### [Stated problem]
Isolate every line in the data with the string "chart" and copy it.

=== Data excerpt ===

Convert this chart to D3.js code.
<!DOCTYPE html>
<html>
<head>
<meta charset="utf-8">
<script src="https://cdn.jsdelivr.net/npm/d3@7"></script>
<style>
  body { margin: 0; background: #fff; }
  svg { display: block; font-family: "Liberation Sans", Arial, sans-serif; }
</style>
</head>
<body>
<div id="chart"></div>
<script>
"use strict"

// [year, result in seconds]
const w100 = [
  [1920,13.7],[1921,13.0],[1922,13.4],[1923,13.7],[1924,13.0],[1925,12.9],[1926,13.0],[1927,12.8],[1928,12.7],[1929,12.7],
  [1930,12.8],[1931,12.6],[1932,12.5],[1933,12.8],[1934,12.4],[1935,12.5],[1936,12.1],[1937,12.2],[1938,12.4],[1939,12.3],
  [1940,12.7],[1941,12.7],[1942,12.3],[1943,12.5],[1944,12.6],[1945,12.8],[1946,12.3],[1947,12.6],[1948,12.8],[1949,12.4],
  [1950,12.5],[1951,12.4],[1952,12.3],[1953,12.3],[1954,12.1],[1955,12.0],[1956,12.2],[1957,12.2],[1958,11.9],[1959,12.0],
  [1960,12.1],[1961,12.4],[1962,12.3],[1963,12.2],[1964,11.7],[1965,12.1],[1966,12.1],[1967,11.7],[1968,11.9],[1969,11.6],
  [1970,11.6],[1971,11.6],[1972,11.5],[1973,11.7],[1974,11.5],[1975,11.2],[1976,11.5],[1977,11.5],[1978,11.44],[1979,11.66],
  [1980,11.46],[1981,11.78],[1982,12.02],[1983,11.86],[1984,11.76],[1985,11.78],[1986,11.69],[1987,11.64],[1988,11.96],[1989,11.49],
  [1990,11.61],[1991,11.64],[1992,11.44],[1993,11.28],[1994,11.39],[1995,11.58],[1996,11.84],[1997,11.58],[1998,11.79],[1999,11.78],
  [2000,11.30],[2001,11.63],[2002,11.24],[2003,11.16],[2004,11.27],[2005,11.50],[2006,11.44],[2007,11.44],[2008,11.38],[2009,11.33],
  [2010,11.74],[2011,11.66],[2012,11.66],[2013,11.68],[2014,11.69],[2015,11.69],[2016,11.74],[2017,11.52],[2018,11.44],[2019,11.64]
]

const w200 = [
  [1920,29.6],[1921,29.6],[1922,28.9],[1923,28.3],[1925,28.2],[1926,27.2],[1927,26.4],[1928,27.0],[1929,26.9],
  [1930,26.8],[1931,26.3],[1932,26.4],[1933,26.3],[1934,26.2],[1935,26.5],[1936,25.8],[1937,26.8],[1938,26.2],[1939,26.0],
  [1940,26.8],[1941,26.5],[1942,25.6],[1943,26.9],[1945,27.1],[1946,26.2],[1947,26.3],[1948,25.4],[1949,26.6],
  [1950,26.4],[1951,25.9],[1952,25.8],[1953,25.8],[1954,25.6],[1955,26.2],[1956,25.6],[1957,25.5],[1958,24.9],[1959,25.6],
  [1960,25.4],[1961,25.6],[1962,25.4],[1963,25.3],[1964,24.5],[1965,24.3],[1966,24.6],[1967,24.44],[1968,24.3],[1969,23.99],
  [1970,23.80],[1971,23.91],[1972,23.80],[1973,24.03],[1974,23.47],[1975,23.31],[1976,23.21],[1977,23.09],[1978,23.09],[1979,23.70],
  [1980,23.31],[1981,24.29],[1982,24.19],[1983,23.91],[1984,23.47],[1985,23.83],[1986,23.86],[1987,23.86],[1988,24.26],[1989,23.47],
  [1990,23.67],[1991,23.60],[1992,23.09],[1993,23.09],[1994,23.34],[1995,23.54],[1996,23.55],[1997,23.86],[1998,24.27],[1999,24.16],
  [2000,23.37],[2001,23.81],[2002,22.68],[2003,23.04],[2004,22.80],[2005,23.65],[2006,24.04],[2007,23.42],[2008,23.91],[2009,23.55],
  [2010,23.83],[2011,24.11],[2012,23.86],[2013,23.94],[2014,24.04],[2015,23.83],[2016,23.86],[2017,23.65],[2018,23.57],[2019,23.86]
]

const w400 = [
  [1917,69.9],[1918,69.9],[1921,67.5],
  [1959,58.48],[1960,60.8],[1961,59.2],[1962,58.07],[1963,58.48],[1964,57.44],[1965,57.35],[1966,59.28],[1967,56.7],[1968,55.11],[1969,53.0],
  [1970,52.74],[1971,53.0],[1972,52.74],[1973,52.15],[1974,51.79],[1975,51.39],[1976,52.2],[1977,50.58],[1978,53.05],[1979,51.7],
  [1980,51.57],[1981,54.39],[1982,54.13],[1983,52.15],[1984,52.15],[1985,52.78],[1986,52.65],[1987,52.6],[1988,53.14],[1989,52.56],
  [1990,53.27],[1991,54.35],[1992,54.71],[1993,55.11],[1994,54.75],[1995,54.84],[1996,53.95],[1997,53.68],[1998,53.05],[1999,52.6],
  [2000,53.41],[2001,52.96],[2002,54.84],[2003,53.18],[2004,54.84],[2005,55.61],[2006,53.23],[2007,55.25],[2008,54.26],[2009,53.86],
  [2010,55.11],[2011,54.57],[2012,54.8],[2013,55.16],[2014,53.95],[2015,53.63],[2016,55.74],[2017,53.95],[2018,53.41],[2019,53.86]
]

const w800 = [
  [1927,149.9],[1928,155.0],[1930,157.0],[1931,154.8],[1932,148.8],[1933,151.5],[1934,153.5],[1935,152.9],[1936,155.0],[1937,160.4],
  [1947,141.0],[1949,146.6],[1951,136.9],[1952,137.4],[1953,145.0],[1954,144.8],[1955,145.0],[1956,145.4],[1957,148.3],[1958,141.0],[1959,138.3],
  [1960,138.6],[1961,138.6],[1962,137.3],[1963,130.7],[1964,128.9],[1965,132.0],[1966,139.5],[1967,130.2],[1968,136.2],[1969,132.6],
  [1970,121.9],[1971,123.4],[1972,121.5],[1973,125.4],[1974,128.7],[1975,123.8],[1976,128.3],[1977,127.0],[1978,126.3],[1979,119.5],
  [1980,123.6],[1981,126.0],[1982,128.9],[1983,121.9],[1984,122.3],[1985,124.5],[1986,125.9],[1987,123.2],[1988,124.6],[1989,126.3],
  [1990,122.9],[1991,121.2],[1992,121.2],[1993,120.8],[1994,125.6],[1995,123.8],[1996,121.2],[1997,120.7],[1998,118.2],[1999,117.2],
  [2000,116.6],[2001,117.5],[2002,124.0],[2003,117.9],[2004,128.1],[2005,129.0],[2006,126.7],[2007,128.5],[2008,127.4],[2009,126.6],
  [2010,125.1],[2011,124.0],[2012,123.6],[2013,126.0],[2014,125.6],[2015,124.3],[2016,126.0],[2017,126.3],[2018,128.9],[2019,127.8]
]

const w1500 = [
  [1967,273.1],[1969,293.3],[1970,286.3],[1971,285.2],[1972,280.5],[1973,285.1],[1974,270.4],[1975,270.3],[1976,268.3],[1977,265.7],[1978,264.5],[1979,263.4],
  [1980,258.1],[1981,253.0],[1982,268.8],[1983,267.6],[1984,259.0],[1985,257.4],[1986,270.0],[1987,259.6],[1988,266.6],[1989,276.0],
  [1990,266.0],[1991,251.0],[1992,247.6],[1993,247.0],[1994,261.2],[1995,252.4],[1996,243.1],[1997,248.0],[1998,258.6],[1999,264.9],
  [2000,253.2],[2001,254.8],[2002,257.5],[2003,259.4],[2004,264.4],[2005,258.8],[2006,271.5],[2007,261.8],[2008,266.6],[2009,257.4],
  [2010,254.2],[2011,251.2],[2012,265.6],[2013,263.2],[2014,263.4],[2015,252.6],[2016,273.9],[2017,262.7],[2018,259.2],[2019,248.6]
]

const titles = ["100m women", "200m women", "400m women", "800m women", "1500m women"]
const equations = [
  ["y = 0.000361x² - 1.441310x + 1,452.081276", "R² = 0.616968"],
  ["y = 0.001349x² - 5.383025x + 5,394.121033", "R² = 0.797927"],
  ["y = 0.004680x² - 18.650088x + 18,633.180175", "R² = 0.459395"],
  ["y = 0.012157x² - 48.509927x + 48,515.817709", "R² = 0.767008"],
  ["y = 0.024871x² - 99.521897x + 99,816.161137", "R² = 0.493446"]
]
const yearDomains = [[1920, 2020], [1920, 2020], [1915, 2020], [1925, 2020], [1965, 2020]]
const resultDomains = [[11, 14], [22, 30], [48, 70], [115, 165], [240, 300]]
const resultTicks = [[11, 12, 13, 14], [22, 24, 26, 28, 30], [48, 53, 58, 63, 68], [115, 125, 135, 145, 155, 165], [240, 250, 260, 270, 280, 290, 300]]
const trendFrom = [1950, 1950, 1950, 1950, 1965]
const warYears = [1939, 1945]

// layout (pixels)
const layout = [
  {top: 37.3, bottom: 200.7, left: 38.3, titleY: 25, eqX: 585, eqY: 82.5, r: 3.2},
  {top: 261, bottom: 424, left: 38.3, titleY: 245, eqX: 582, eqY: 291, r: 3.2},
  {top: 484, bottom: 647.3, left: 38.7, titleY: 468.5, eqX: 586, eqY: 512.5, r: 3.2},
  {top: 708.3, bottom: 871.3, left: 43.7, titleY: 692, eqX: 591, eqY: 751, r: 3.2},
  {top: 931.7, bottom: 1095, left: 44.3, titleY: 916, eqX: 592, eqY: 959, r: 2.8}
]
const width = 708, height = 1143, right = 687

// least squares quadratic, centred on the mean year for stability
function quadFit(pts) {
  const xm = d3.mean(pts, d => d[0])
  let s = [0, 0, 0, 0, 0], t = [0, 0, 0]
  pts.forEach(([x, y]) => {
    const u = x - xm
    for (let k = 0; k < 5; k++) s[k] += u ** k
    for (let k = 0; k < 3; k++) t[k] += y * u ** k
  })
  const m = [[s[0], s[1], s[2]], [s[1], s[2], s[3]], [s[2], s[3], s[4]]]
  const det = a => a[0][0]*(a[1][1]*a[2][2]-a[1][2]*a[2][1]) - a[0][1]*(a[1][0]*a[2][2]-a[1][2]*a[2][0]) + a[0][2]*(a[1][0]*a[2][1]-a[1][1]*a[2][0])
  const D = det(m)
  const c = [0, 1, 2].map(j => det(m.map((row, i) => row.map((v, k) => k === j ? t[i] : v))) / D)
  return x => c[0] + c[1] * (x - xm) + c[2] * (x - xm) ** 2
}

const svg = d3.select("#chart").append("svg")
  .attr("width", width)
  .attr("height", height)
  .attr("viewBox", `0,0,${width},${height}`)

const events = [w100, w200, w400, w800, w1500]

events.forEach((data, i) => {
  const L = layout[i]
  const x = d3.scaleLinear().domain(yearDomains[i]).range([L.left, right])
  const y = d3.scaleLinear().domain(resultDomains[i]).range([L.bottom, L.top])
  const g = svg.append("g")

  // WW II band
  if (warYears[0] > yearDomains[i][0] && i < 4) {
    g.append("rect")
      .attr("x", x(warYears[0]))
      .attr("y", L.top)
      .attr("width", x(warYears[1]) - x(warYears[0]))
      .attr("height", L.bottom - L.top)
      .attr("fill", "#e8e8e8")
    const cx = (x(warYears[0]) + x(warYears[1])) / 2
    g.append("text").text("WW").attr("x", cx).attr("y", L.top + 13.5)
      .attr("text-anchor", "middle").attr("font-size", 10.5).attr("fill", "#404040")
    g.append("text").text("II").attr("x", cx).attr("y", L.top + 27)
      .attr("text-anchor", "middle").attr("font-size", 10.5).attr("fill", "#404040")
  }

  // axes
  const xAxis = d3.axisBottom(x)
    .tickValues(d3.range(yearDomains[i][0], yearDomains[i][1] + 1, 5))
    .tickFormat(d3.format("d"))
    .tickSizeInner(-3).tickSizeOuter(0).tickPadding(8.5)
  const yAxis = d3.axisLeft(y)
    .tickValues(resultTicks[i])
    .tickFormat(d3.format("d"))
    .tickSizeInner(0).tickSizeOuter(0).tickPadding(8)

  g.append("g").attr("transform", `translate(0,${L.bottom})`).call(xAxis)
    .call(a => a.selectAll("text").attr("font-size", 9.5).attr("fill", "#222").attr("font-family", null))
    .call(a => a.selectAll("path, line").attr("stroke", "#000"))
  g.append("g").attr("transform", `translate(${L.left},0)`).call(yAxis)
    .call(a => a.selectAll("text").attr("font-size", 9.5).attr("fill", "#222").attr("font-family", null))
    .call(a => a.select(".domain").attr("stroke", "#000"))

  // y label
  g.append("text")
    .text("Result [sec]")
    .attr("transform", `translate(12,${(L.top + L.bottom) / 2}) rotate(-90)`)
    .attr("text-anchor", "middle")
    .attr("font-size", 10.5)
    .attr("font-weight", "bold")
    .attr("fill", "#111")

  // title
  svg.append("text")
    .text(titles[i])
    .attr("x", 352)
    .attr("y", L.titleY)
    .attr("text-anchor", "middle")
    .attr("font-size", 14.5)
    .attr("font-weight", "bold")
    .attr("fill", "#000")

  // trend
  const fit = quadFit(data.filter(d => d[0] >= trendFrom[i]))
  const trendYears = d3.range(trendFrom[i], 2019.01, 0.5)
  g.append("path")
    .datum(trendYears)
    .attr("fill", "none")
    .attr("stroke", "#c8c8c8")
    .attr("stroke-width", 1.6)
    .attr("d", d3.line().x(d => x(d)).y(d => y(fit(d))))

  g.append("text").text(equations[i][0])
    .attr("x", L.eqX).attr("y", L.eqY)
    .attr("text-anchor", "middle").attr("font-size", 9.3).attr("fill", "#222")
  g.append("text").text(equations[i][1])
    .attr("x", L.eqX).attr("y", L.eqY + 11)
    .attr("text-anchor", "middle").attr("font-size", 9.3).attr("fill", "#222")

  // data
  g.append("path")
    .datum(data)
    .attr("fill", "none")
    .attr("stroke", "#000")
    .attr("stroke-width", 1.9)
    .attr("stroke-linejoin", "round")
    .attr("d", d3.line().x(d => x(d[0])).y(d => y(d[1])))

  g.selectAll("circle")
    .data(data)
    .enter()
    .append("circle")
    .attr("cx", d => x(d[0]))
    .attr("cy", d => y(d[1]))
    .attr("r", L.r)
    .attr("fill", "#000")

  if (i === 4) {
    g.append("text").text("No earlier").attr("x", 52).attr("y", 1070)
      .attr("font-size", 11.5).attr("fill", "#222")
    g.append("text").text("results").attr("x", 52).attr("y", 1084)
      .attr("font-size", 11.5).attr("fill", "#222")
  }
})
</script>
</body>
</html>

===

### [Finished answer]
Convert this chart to D3.js code.
<div id="chart"></div>
const svg = d3.select("#chart").append("svg")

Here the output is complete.